*Goal*.
Tally each line where the word "this" occurs, then give only the total.

(Rows from a dataset of charts and code)
=-=-=

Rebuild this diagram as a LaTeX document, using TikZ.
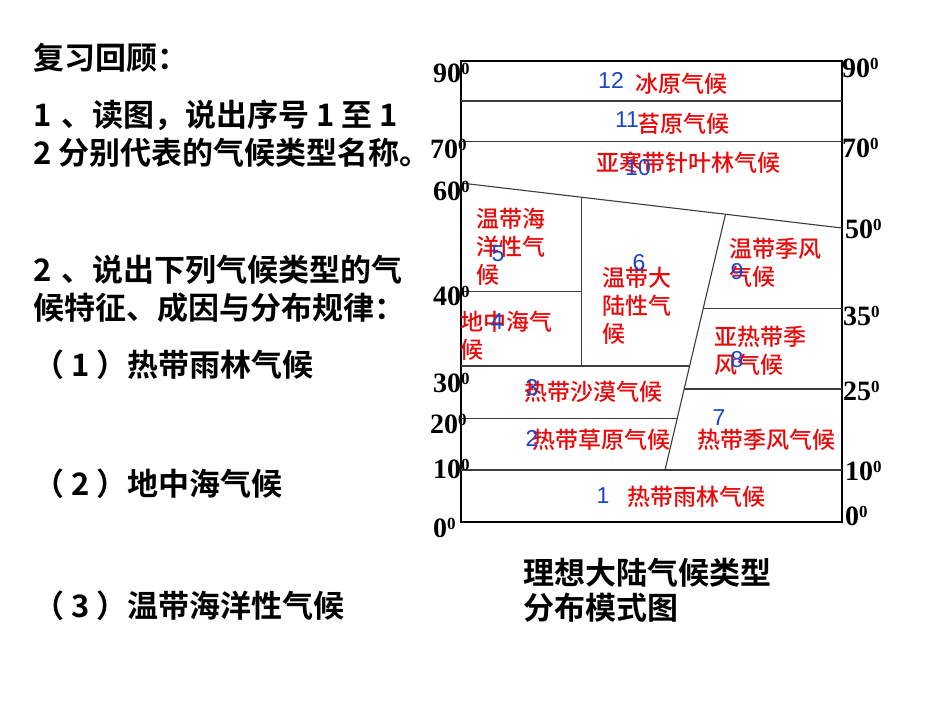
\documentclass[tikz,border=0pt]{standalone}
\usepackage{fontspec}
\setmainfont{Liberation Serif}
\newfontfamily\cjk{Noto Sans CJK SC Medium}
\newfontfamily\cjkb{Noto Sans CJK SC Bold}
\newfontfamily\tnr{Liberation Serif}
\newfontfamily\arialf{Liberation Sans}
\definecolor{zred}{RGB}{232,10,10}
\definecolor{zblue}{RGB}{25,70,200}
\definecolor{zline}{RGB}{60,60,60}
\newcommand\latlab[1]{#1\raisebox{7.5pt}{\fontsize{17}{17}\selectfont 0}}
\tikzset{
  latl/.style={anchor=base west, inner sep=0pt, font=\tnr\bfseries\fontsize{28}{28}\selectfont},
  redtxt/.style={anchor=west, inner sep=0pt, align=left, text=zred, font=\cjk\fontsize{23}{28}\selectfont},
  bluenum/.style={inner sep=0pt, text=zblue, font=\arialf\fontsize{23}{23}\selectfont},
  blacktxt/.style={anchor=west, inner sep=0pt, align=left, font=\cjkb\fontsize{31}{38}\selectfont},
  frame/.style={draw=black, line width=1.2pt},
  zone/.style={draw=zline, line width=1.1pt}
}
\begin{document}
\begin{tikzpicture}[x=1pt,y=-1pt]
\useasboundingbox (0,0) rectangle (950,713);
% frame corners
\coordinate (TL) at (461,61);
\coordinate (TR) at (842,61);
\coordinate (BL) at (461,522);
\coordinate (BR) at (842,522);
\draw[frame] (TL) -- (TR) -- (BR) -- (BL) -- cycle;
% zone boundaries
\coordinate (a1) at (461,101);   \coordinate (a2) at (842,101);
\coordinate (b1) at (461,141.5); \coordinate (b2) at (842,141.5);
\coordinate (s1) at (461,183);   \coordinate (s2) at (842,228);
\coordinate (v1t) at (581.7,197.3); \coordinate (v1b) at (581.7,366);
\coordinate (h40a) at (461,291.7); \coordinate (h40b) at (581.7,291.7);
\coordinate (h30a) at (461,366);   \coordinate (h30b) at (689.6,366);
\coordinate (h20a) at (461,418.3); \coordinate (h20b) at (677.2,418.3);
\coordinate (h10a) at (461,470);   \coordinate (h10b) at (842,470);
\coordinate (t1) at (725.5,214.2); \coordinate (t2) at (665,470);
\coordinate (h35a) at (703.2,308.3); \coordinate (h35b) at (842,308.3);
\coordinate (h25a) at (684.2,389);   \coordinate (h25b) at (842,389);
\draw[zone] (a1) -- (a2);
\draw[zone] (b1) -- (b2);
\draw[zone] (s1) -- (s2);
\draw[zone] (v1t) -- (v1b);
\draw[zone] (h40a) -- (h40b);
\draw[zone] (h30a) -- (h30b);
\draw[zone] (h20a) -- (h20b);
\draw[zone] (h10a) -- (h10b);
\draw[zone] (t1) -- (t2);
\draw[zone] (h35a) -- (h35b);
\draw[zone] (h25a) -- (h25b);
% latitude labels left
\node[latl] (L90) at (433,82) {\latlab{90}};
\node[latl] (L70) at (430,158) {\latlab{70}};
\node[latl] (L60) at (433,200) {\latlab{60}};
\node[latl] (L40) at (433,305) {\latlab{40}};
\node[latl] (L30) at (433,392) {\latlab{30}};
\node[latl] (L20) at (430,433) {\latlab{20}};
\node[latl] (L10) at (433,478) {\latlab{10}};
\node[latl] (L0) at (433,537) {\latlab{0}};
% latitude labels right
\node[latl] (R90) at (842,77) {\latlab{90}};
\node[latl] (R70) at (842,157) {\latlab{70}};
\node[latl] (R50) at (845,238) {\latlab{50}};
\node[latl] (R35) at (843,325) {\latlab{35}};
\node[latl] (R25) at (843,400) {\latlab{25}};
\node[latl] (R10) at (845,480) {\latlab{10}};
\node[latl] (R0) at (845,525) {\latlab{0}};
% climate names
\node[redtxt] (c12) at (635,84) {冰原气候};
\node[redtxt] (c11) at (637,124) {苔原气候};
\node[redtxt] (c10) at (596,163) {亚寒带针叶林气候};
\node[redtxt] (c5) at (476,247) {温带海\\洋性气\\候};
\node[redtxt] (c4) at (460,335.5) {地中海气\\候};
\node[redtxt] (c6) at (602,306) {温带大\\陆性气\\候};
\node[redtxt] (c9) at (729,263) {温带季风\\气候};
\node[redtxt] (c8) at (714,351) {亚热带季\\风气候};
\node[redtxt] (c3) at (524,392) {热带沙漠气候};
\node[redtxt] (c2) at (532,440) {热带草原气候};
\node[redtxt] (c7) at (697,440) {热带季风气候};
\node[redtxt] (c1) at (627,497) {热带雨林气候};
% numbers
\node[bluenum] (n12) at (611,80) {12};
\node[bluenum] (n11) at (627,120) {11};
\node[bluenum] (n10) at (638,168) {10};
\node[bluenum] (n5) at (498,254) {5};
\node[bluenum] (n6) at (639,263) {6};
\node[bluenum] (n9) at (737,272) {9};
\node[bluenum] (n4) at (497,322) {4};
\node[bluenum] (n8) at (737,360) {8};
\node[bluenum] (n3) at (532,388) {3};
\node[bluenum] (n2) at (532,438) {2};
\node[bluenum] (n7) at (719,418) {7};
\node[bluenum] (n1) at (603,496) {1};
% left text
\node[blacktxt] (q0) at (33,58) {复习回顾：};
\node[blacktxt] (q1) at (33,134) {1 \kern3pt、读图，说出序号 1 至 1\\2 分别代表的气候类型名称。};
\node[blacktxt] (q2) at (33,289) {2 \kern3pt、说出下列气候类型的气\\候特征、成因与分布规律：};
\node[blacktxt] (q3) at (33,365) {（ 1 ）热带雨林气候};
\node[blacktxt] (q4) at (33,484) {（ 2 ）地中海气候};
\node[blacktxt] (q5) at (33,606) {（ 3 ）温带海洋性气候};
% caption
\node[blacktxt, font=\cjkb\fontsize{31}{35}\selectfont] (cap) at (523,590.5) {理想大陆气候类型\\分布模式图};
\end{tikzpicture}
\end{document}
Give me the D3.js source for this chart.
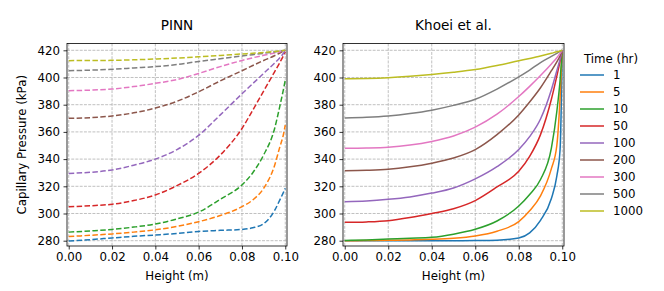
<!DOCTYPE html>
<html><head><meta charset="utf-8">
<script src="https://cdn.jsdelivr.net/npm/d3@7"></script>
<style>
html,body{margin:0;padding:0;background:#fff;}
text{font-family:"DejaVu Sans",sans-serif;fill:#000;}
</style></head>
<body>
<svg id="chart" width="664" height="291"></svg>
<script>
const heights = [0, 0.01, 0.02, 0.03, 0.04, 0.05, 0.06, 0.07, 0.08, 0.085, 0.09, 0.095, 0.0975, 0.099, 0.1];
const times = ["1", "5", "10", "50", "100", "200", "300", "500", "1000"];
const colors = ["#1f77b4","#ff7f0e","#2ca02c","#d62728","#9467bd","#8c564b","#e377c2","#7f7f7f","#bcbd22"];
const xTicks = [0, 0.02, 0.04, 0.06, 0.08, 0.10];
const yTicks = [280, 300, 320, 340, 360, 380, 400, 420];
const panelTitles = ["PINN", "Khoei et al."];

// PINN predictions (dashed)
const pinn1    = [279.8,280.8,282.0,283.2,284.2,285.3,286.8,287.6,288.3,289.5,292.5,302.0,310.0,315.0,318.5];
const pinn5    = [283.0,284.0,285.0,286.3,288.0,290.5,294.0,298.5,305.0,310.0,318.5,335.0,349.0,357.0,365.0];
const pinn10   = [286.3,287.2,288.3,290.0,292.3,296.0,301.0,310.5,321.0,330.0,343.0,362.0,379.0,390.0,398.0];
const pinn50   = [305.0,305.7,306.8,309.5,313.6,320.5,329.5,343.0,362.5,376.0,390.0,404.0,411.0,415.5,419.0];
const pinn100  = [329.5,330.3,332.0,335.5,340.0,347.0,357.5,372.5,388.0,395.5,403.0,410.5,414.5,417.5,420.0];
const pinn200  = [370.0,370.5,371.7,374.0,377.5,382.5,389.5,397.5,405.0,408.8,412.5,416.0,418.0,419.2,420.0];
const pinn300  = [390.3,390.7,391.5,393.3,395.7,398.5,403.0,408.0,412.5,414.5,416.3,418.0,419.0,419.6,420.0];
const pinn500  = [405.0,405.4,406.0,407.0,408.0,409.5,411.8,413.8,415.8,416.8,417.8,418.8,419.4,419.8,420.0];
const pinn1000 = [412.4,412.5,412.6,413.0,413.6,414.3,415.2,416.2,417.3,417.8,418.4,419.1,419.5,419.8,420.0];

// Khoei et al. reference (solid)
const khoei1    = [280.0,280.0,280.0,280.0,280.0,280.0,280.1,280.4,282.0,285.8,295.0,311.0,327.5,347.0,420.0];
const khoei5    = [280.0,280.1,280.3,280.6,281.0,281.8,283.5,287.0,294.0,302.0,313.0,333.0,350.0,385.0,420.0];
const khoei10   = [280.2,280.6,281.2,281.8,282.5,284.8,288.4,294.5,305.5,314.0,325.0,348.0,375.0,398.0,420.0];
const khoei50   = [293.5,293.8,294.7,297.0,300.0,303.5,309.5,319.5,331.0,342.0,358.0,384.0,401.0,412.0,420.0];
const khoei100  = [308.7,309.2,310.4,312.2,315.0,318.8,325.5,334.5,347.0,356.5,369.5,391.0,405.0,413.5,420.0];
const khoei200  = [331.5,331.8,332.5,334.3,337.0,340.8,347.0,358.0,372.5,382.0,392.5,405.0,411.5,416.0,420.0];
const khoei300  = [347.9,348.1,348.7,350.3,353.0,357.0,363.5,373.0,386.0,393.5,401.5,410.0,414.5,417.7,420.0];
const khoei500  = [370.2,370.7,371.7,373.5,376.0,379.5,384.0,391.5,400.5,405.5,411.0,415.5,417.8,419.2,420.0];
const khoei1000 = [399.0,399.3,399.9,400.9,402.2,403.8,405.8,408.8,412.3,414.0,415.8,417.8,418.9,419.5,420.0];

const pinnSeries = [pinn1,pinn5,pinn10,pinn50,pinn100,pinn200,pinn300,pinn500,pinn1000];
const khoeiSeries = [khoei1,khoei5,khoei10,khoei50,khoei100,khoei200,khoei300,khoei500,khoei1000];

const svg = d3.select("#chart");
const yTop = 43.5, yBottom = 246;
const panels = [
  {x0: 67, x1: 287, series: pinnSeries, dash: "5.5,2.4", title: panelTitles[0]},
  {x0: 343, x1: 564, series: khoeiSeries, dash: null, title: panelTitles[1]}
];
const y = d3.scaleLinear().domain([276.1, 425]).range([yBottom, yTop]);
const tickFont = 11.8;

panels.forEach((p, pi) => {
  const x = d3.scaleLinear().domain([-0.0008, 0.1008]).range([p.x0, p.x1]);
  const g = svg.append("g");
  g.append("g").selectAll("line").data(xTicks).join("line")
    .attr("x1", d => x(d)).attr("x2", d => x(d)).attr("y1", yTop).attr("y2", yBottom)
    .attr("stroke", "#b0b0b0").attr("stroke-width", 0.8).attr("stroke-dasharray", "2.96,1.28");
  g.append("g").selectAll("line").data(yTicks).join("line")
    .attr("y1", d => y(d)).attr("y2", d => y(d)).attr("x1", p.x0).attr("x2", p.x1)
    .attr("stroke", "#b0b0b0").attr("stroke-width", 0.8).attr("stroke-dasharray", "2.96,1.28");
  const line = d3.line().x((d, i) => x(heights[i])).y(d => y(d)).curve(d3.curveMonotoneX);
  g.append("g").selectAll("path").data(p.series).join("path")
    .attr("d", d => line(d)).attr("fill", "none")
    .attr("stroke", (d, i) => colors[i]).attr("stroke-width", 1.5)
    .attr("stroke-dasharray", p.dash);
  const xAxis = d3.axisBottom(x).tickValues(xTicks).tickFormat(d3.format(".2f")).tickSize(3.5).tickPadding(3.5);
  const ga = g.append("g").attr("transform", `translate(0,${yBottom})`).call(xAxis);
  const yAxis = d3.axisLeft(y).tickValues(yTicks).tickSize(3.5).tickPadding(3.5);
  const gy = g.append("g").attr("transform", `translate(${p.x0},0)`).call(yAxis);
  [ga, gy].forEach(a => {
    a.select(".domain").remove();
    a.selectAll("line").attr("stroke", "#000").attr("stroke-width", 0.8);
    a.selectAll("text").attr("font-size", tickFont).attr("font-family", "DejaVu Sans");
  });
  g.append("rect").attr("x", p.x0).attr("y", yTop).attr("width", p.x1 - p.x0).attr("height", yBottom - yTop)
    .attr("fill", "none").attr("stroke", "#000").attr("stroke-width", 0.8);
  g.append("text").attr("x", (p.x0 + p.x1) / 2).attr("y", 30).attr("text-anchor", "middle")
    .attr("font-size", 13.6).text(p.title);
  g.append("text").attr("x", (p.x0 + p.x1) / 2).attr("y", 280).attr("text-anchor", "middle")
    .attr("font-size", tickFont).text("Height (m)");
});

svg.append("text").attr("transform", `translate(26,${(yTop + yBottom) / 2}) rotate(-90)`)
  .attr("text-anchor", "middle").attr("font-size", tickFont).text("Capillary Pressure (kPa)");

const lg = svg.append("g");
lg.append("text").attr("x", 611).attr("y", 63).attr("text-anchor", "middle").attr("font-size", tickFont).text("Time (hr)");
times.forEach((t, i) => {
  const cy = 75 + i * 17;
  lg.append("line").attr("x1", 580).attr("x2", 604).attr("y1", cy).attr("y2", cy)
    .attr("stroke", colors[i]).attr("stroke-width", 1.5);
  lg.append("text").attr("x", 613).attr("y", cy + 4).attr("font-size", tickFont).text(t);
});
</script>
</body></html>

=-=-=

*Answer to the exercise*.
2